La verità in Jaspers è dunque sempre e-vocata e mai trattenuta. La proposta di una periecontologia, la decostruzione dell’ontologia, la proposizione della profondità dell’origine come dono e accadimento non attingono mai a un’entità separata, né a una definizione logica, ma a un rimando: un rimando immanente. E questo perché, scrive Jaspers:
L’assoluto per noi è nel tempo, e perciò dissolventesi; ciò che è solo atemporale è relativo, come mera universalità, mera esattezza, mera validità.
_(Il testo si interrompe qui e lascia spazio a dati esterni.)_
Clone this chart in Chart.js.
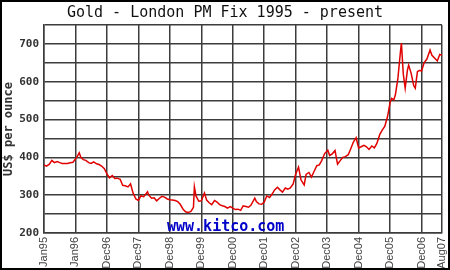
<!DOCTYPE html>
<html>
<head>
<meta charset="utf-8">
<script src="https://cdn.jsdelivr.net/npm/chart.js@4.4.1/dist/chart.umd.min.js"></script>
<style>
  html, body { margin: 0; padding: 0; background: #fff; }
  #wrap { width: 450px; height: 270px; }
</style>
</head>
<body>
<div id="wrap"><canvas id="goldChart" width="450" height="270"></canvas></div>
<script>
// decimal years (Jan95 = 1995.0) and US$ per ounce
var dates = [
  1995.00, 1995.08, 1995.17, 1995.25, 1995.33, 1995.42, 1995.50, 1995.58, 1995.67, 1995.75, 1995.83, 1995.92,
  1996.04, 1996.12, 1996.17, 1996.25, 1996.33, 1996.42, 1996.50, 1996.58, 1996.67, 1996.75, 1996.83, 1996.92,
  1997.00, 1997.08, 1997.17, 1997.25, 1997.33, 1997.42, 1997.50, 1997.58, 1997.67, 1997.75, 1997.83, 1997.92,
  1998.00, 1998.08, 1998.17, 1998.29, 1998.33, 1998.42, 1998.50, 1998.58, 1998.67, 1998.75, 1998.83, 1998.92,
  1999.00, 1999.08, 1999.17, 1999.25, 1999.33, 1999.42, 1999.50, 1999.58, 1999.67, 1999.75, 1999.78, 1999.83, 1999.92,
  2000.00, 2000.10, 2000.17, 2000.25, 2000.33, 2000.42, 2000.50, 2000.58, 2000.67, 2000.75, 2000.83, 2000.92,
  2001.00, 2001.08, 2001.17, 2001.25, 2001.33, 2001.42, 2001.50, 2001.58, 2001.70, 2001.75, 2001.83, 2001.92,
  2002.00, 2002.08, 2002.17, 2002.25, 2002.33, 2002.42, 2002.50, 2002.58, 2002.67, 2002.75, 2002.83, 2002.92,
  2003.00, 2003.09, 2003.17, 2003.27, 2003.33, 2003.42, 2003.50, 2003.58, 2003.67, 2003.75, 2003.83, 2003.92,
  2004.02, 2004.08, 2004.17, 2004.25, 2004.33, 2004.42, 2004.50, 2004.58, 2004.67, 2004.75, 2004.83, 2004.92,
  2005.00, 2005.08, 2005.17, 2005.25, 2005.33, 2005.42, 2005.50, 2005.58, 2005.67, 2005.75, 2005.83, 2005.92,
  2006.00, 2006.05, 2006.12, 2006.17, 2006.25, 2006.33, 2006.36, 2006.42, 2006.48, 2006.55, 2006.59, 2006.67,
  2006.75, 2006.80, 2006.87, 2006.95,
  2007.00, 2007.08, 2007.17, 2007.27, 2007.33, 2007.42, 2007.50, 2007.58, 2007.65
];
var prices = [
  380, 377, 382, 392, 386, 389, 386, 384, 384, 384, 386, 387,
  400, 412, 400, 394, 392, 386, 384, 388, 383, 381, 377, 370,
  356, 346, 352, 344, 345, 342, 326, 325, 322, 330, 306, 290,
  286, 298, 296, 309, 300, 292, 293, 285, 292, 297, 295, 290,
  288, 287, 286, 283, 276, 263, 256, 254, 257, 268, 322, 298, 284,
  285, 306, 287, 280, 275, 286, 282, 275, 272, 270, 266, 270,
  266, 262, 263, 260, 272, 270, 268, 274, 292, 283, 277, 276,
  282, 298, 294, 303, 314, 321, 314, 308, 319, 316, 319, 330,
  356, 374, 340, 327, 355, 360, 348, 362, 378, 380, 392, 410,
  419, 405, 410, 418, 382, 392, 400, 402, 407, 423, 440, 452,
  425, 428, 432, 428, 421, 430, 425, 437, 460, 472, 482, 508,
  545, 556, 552, 566, 610, 680, 702, 620, 583, 630, 644, 622,
  590, 583, 627, 630,
  628, 650, 660, 684, 670, 662, 655, 672, 670
];

var xTickValues = [1995, 1996, 1997, 1998, 1999, 2000, 2001, 2002, 2003, 2004, 2005, 2006, 2007, 2007.65];
var xTickLabels = ['Jan95', 'Jan96', 'Dec96', 'Dec97', 'Dec98', 'Dec99', 'Dec00', 'Dec01', 'Dec02', 'Dec03', 'Dec04', 'Dec05', 'Dec06', 'Aug07'];
var yTickLabels = [200, 300, 400, 500, 600, 700];

var points = dates.map(function (d, i) { return { x: d, y: prices[i] }; });

// white page, outer frame and the kitco watermark
var decor = {
  id: 'decor',
  beforeDraw: function (chart) {
    var c = chart.ctx;
    c.save();
    c.fillStyle = '#fff';
    c.fillRect(0, 0, chart.width, chart.height);
    c.restore();
  },
  afterDatasetsDraw: function (chart) {
    var c = chart.ctx;
    c.save();
    c.font = 'bold 15px "DejaVu Sans Mono"';
    c.fillStyle = '#0000c8';
    c.textAlign = 'left';
    c.textBaseline = 'alphabetic';
    c.fillText('www.kitco.com', 167, 231);
    c.restore();
  },
  afterDraw: function (chart) {
    var c = chart.ctx;
    c.save();
    c.strokeStyle = '#000';
    c.lineWidth = 2;
    c.strokeRect(1, 1, chart.width - 2, chart.height - 2);
    c.restore();
  }
};

new Chart(document.getElementById('goldChart'), {
  type: 'line',
  data: {
    datasets: [{
      data: points,
      borderColor: '#e00000',
      borderWidth: 1.5,
      pointRadius: 0,
      tension: 0,
      fill: false
    }]
  },
  options: {
    responsive: false,
    animation: false,
    layout: { padding: { left: 8, right: 8, top: 0, bottom: 0 } },
    plugins: {
      legend: { display: false },
      tooltip: { enabled: false },
      title: {
        display: true,
        text: 'Gold - London PM Fix 1995 - present',
        color: '#111',
        font: { family: '"DejaVu Sans Mono"', size: 15, weight: 'normal', lineHeight: 1.2 },
        padding: { top: 4, bottom: 3 }
      }
    },
    scales: {
      x: {
        type: 'linear',
        min: 1995,
        max: 2007.65,
        afterBuildTicks: function (scale) {
          scale.ticks = xTickValues.map(function (v) { return { value: v }; });
        },
        afterFit: function (scale) {
          scale.height = 37;
          scale.paddingLeft = 0;
          scale.paddingRight = 0;
        },
        grid: { color: '#3c3c3c', lineWidth: 1.5, drawTicks: false },
        border: { color: '#3c3c3c', width: 1.5 },
        ticks: {
          autoSkip: false,
          maxRotation: 90,
          minRotation: 90,
          padding: 4,
          color: '#444',
          font: { family: '"Liberation Sans"', size: 11 },
          callback: function (value) {
            var i = xTickValues.indexOf(value);
            return i >= 0 ? xTickLabels[i] : '';
          }
        }
      },
      y: {
        min: 200,
        max: 750,
        afterFit: function (scale) {
          scale.width = 36;
          scale.paddingTop = 0;
          scale.paddingBottom = 0;
        },
        grid: { color: '#3c3c3c', lineWidth: 1.5, drawTicks: false },
        border: { color: '#3c3c3c', width: 1.5 },
        ticks: {
          stepSize: 50,
          padding: 5,
          color: '#333',
          font: { family: '"DejaVu Sans Mono"', size: 11, weight: 'bold' },
          callback: function (value) {
            return yTickLabels.indexOf(value) >= 0 ? String(value) : '';
          }
        },
        title: {
          display: true,
          text: 'US$ per ounce',
          color: '#333',
          font: { family: '"DejaVu Sans Mono"', size: 12, weight: 'bold', lineHeight: 1.2 },
          padding: { top: -6, bottom: 0 }
        }
      }
    }
  },
  plugins: [decor]
});
</script>
</body>
</html>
L’assoluto diventa per noi decisivo quando, come manifestazione nel tempo, è esposto al pericolo. Per questo il filosofare è quel pensare che non conclude l’assoluto nella compiutezza di un sistema (System), ma che, mediante una sistematica (Systematik), può orientare, chiarire, manifestare in modo non univoco, per preparare a quella realizzazione che non si può anticipare, ma solo effettuare, partendo dalla possibilità esistenziale. Filosofare nel pericolo connesso all’esistere esprime di volta in volta la certezza di superare, e mai d’aver superato, come presupporrebbe la filosofia nel sistema compiuto.6
1 K. Jaspers, Von der Wahrheit, Piper, München 1947, p. 161.
2 Ibidem. Per quanto concerne le altre distinzioni, segnalate da Jaspers, tra ontologia e periecontologia si veda il capitolo 34: “Necessità del naufragio di ogni ontologia. Ontologia e periecontologia”.
3 Ibidem.
4 K. Jaspers, Philosophie (1932-1955): III Metaphysik; tr. it. Filosofia, Libro III: Metafisica, Utet, Torino 1978, p. 1077.
5 Id., Allgemeine Psychopathologie (1913-1959); tr. it. Psicopatologia generale, Il Pensiero Scientifico, Roma 2000. A p. 30 leggiamo: “A evitare ambiguità e oscurità impiegheremo sempre l’espressione ‘comprendere (verstehen)’ per la visione intuitiva dello spirito, dal di dentro. Non chiameremo mai comprendere, ma ‘spiegare (erklären)’ il conoscere i nessi causali oggettivi che sono sempre visti dal di fuori. Comprendere e spiegare hanno dunque un significato preciso e costante, in base al quale si può dire che è possibile spiegare qualcosa senza comprenderlo”. Su questo tema si veda U. Galimberti, Psichiatria e fenomenologia, Feltrinelli, Milano 1979, pp. 176-186.
6 K. Jaspers, Philosophie (1932-1955): I Philosophische Weltorientierung, tr. it. Filosofia, Libro I: Orientazione filosofica nel mondo, cit., 1978, p. 398.